§ **Exercise instructions**:
Return, exactly as written, the lines that start at the one holding "Generate a Python" and end at the one holding "import matplotlib.pyplot as plt", with both of those lines kept. Skip any pictures.

§ **Entries provided**:
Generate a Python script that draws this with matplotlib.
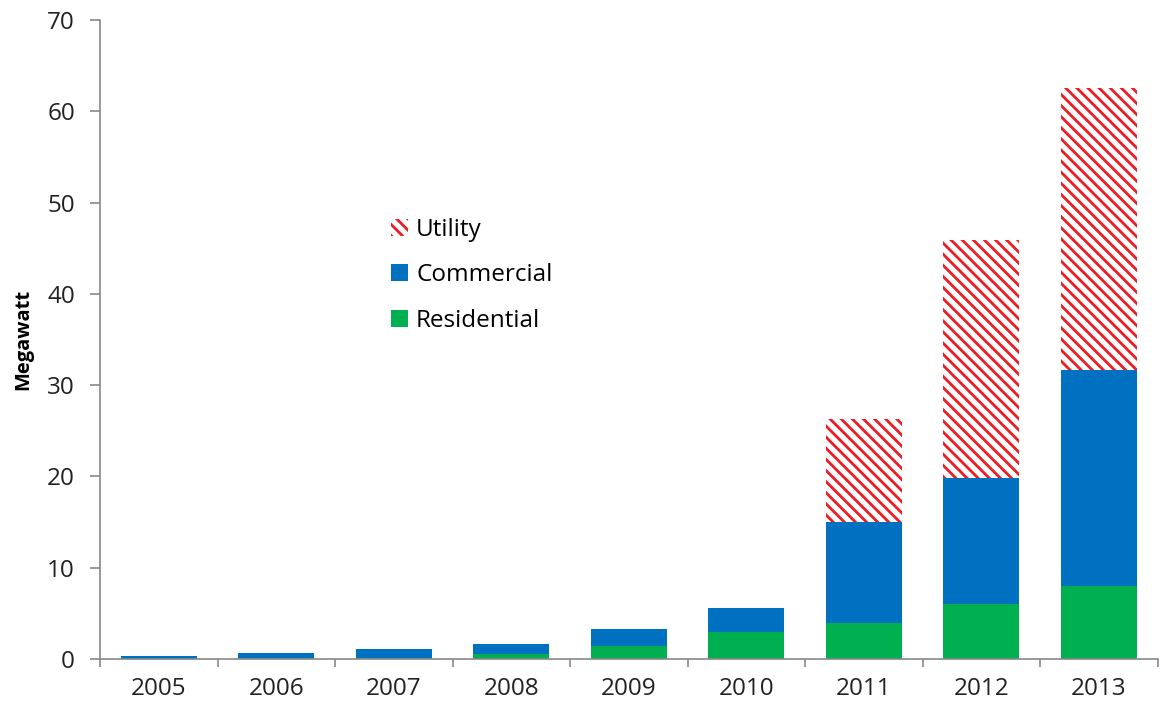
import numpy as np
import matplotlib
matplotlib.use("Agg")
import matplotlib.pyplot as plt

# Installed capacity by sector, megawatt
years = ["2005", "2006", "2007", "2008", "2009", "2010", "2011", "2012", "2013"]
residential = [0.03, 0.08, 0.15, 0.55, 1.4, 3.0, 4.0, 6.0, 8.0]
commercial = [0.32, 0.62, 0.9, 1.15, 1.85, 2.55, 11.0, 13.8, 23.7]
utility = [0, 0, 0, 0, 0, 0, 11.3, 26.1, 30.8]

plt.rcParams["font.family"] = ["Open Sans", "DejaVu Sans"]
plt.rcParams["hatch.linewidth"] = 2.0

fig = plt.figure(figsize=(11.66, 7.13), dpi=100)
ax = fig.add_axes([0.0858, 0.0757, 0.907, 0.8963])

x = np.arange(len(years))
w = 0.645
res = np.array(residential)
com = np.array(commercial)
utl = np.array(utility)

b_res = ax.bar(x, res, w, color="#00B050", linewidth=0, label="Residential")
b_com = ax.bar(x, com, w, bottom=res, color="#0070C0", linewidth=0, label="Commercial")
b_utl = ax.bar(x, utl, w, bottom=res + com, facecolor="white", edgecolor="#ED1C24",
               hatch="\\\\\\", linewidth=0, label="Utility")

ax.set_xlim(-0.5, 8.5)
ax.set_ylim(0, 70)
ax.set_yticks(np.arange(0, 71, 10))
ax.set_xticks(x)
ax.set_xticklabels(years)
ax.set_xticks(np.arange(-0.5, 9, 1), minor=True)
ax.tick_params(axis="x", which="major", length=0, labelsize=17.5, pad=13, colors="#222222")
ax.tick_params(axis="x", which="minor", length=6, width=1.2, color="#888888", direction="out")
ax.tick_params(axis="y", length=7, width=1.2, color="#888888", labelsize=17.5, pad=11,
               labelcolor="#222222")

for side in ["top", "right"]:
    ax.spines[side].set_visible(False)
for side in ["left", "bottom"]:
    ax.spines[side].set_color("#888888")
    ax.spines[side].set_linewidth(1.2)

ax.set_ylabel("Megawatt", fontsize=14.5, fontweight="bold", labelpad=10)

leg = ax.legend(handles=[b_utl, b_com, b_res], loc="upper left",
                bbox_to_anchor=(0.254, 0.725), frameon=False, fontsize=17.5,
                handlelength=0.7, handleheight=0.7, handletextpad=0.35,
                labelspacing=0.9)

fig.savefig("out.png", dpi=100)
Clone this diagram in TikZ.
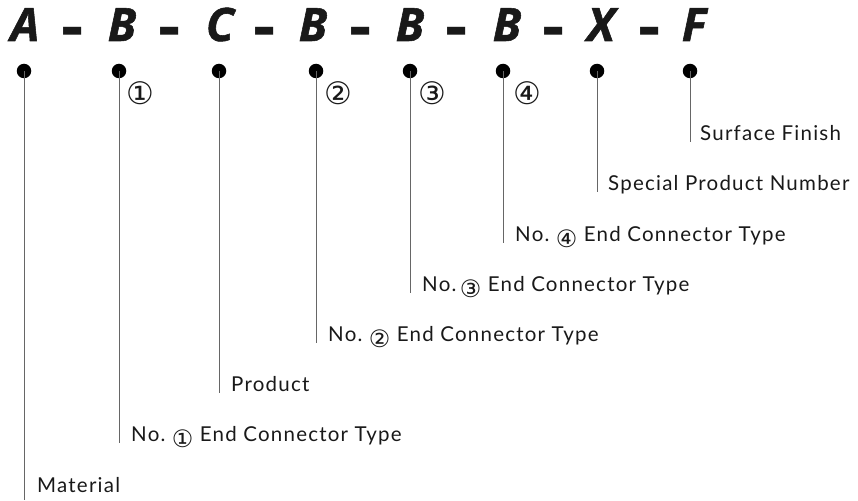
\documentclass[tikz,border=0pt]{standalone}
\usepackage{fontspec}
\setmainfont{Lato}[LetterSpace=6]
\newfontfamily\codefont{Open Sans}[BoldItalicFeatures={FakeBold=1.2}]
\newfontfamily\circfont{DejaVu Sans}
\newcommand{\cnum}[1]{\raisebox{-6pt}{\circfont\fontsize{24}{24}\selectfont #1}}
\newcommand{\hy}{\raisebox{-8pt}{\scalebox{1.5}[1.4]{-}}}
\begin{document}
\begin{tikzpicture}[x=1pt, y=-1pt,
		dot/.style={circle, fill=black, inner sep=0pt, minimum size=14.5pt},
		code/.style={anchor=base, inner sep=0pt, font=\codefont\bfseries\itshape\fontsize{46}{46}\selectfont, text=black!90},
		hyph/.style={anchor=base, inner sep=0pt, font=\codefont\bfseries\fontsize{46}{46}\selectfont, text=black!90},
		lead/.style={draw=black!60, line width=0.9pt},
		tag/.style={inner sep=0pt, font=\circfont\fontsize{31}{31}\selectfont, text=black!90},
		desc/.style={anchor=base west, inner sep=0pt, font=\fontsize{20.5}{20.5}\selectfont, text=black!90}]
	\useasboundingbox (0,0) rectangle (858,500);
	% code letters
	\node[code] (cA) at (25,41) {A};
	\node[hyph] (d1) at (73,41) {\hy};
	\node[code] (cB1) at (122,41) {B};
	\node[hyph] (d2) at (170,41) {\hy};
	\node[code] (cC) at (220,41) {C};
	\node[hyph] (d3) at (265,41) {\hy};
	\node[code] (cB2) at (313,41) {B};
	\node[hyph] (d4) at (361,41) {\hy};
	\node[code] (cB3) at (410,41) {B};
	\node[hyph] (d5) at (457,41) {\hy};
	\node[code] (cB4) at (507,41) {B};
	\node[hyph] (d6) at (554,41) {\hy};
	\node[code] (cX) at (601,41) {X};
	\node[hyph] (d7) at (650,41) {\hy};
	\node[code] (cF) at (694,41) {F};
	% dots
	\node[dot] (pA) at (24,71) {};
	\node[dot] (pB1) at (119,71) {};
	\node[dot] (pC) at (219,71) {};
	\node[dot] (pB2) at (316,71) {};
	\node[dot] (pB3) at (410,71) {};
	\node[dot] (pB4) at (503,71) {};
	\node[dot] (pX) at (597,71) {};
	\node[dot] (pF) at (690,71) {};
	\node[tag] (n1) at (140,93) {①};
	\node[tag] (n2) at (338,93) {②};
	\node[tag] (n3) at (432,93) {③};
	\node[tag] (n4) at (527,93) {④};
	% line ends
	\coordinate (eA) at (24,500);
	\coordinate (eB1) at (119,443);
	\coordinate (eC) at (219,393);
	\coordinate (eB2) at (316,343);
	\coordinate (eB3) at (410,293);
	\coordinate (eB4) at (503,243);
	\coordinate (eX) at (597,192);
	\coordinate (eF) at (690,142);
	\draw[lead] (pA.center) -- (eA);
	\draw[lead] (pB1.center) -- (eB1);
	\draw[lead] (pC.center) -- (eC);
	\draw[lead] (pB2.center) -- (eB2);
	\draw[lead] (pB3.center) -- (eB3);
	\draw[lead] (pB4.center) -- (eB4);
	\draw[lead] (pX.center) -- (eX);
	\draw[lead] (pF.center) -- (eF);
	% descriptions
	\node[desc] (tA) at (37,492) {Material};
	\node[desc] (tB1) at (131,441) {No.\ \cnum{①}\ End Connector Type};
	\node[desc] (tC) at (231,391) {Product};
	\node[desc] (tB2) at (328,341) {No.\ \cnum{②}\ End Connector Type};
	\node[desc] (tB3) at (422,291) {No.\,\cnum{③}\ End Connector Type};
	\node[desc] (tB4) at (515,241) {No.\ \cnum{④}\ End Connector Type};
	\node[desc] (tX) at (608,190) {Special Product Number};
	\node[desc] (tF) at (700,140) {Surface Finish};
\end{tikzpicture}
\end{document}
==
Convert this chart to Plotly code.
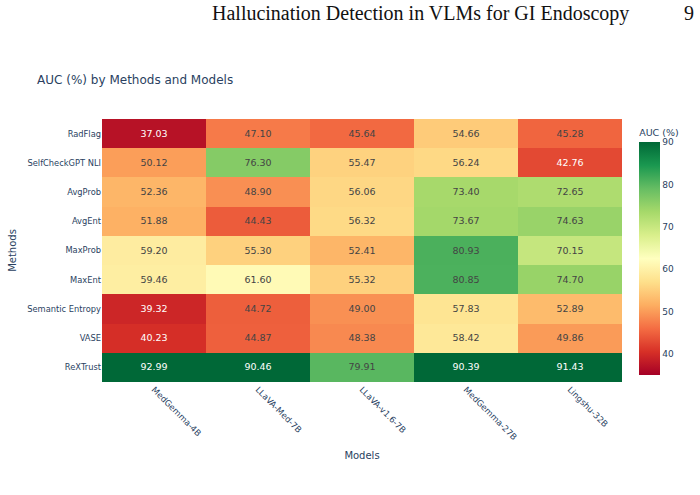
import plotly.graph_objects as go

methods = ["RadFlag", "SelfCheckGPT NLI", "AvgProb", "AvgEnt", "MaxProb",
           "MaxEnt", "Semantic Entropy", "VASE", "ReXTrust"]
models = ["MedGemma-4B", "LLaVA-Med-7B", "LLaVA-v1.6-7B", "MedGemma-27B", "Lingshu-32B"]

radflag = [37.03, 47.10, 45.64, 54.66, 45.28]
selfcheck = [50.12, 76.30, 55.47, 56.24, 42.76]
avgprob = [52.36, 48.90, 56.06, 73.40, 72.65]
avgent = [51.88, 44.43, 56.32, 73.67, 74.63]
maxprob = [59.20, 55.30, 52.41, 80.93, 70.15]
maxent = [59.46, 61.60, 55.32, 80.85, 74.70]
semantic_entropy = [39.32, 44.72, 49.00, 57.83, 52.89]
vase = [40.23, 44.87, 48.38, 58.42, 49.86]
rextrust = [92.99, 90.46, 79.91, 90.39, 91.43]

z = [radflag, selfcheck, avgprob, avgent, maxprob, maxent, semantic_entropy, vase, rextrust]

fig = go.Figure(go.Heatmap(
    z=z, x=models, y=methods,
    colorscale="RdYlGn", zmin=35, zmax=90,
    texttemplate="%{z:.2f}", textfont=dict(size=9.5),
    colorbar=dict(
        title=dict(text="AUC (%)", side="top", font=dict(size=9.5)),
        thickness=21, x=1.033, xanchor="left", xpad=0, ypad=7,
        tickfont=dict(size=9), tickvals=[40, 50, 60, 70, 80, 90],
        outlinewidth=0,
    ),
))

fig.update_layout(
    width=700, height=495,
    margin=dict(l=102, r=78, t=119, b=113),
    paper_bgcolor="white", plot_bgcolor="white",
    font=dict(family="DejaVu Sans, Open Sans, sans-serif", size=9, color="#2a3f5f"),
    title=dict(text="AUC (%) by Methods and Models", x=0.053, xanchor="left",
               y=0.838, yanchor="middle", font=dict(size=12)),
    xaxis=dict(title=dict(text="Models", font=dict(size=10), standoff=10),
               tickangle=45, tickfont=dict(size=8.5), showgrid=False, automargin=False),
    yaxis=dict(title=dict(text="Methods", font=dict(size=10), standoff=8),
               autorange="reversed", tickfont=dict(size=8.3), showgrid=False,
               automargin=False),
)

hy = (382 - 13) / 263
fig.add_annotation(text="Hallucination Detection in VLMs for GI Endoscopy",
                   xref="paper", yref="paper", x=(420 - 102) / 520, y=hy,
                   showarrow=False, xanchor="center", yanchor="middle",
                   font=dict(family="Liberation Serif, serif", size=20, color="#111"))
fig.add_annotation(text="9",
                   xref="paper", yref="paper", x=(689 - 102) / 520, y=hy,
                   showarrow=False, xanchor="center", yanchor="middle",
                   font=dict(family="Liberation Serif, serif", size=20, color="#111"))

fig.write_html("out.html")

§ **Reply**:
Generate a Python script that draws this with matplotlib.
import numpy as np
import matplotlib
matplotlib.use("Agg")
import matplotlib.pyplot as plt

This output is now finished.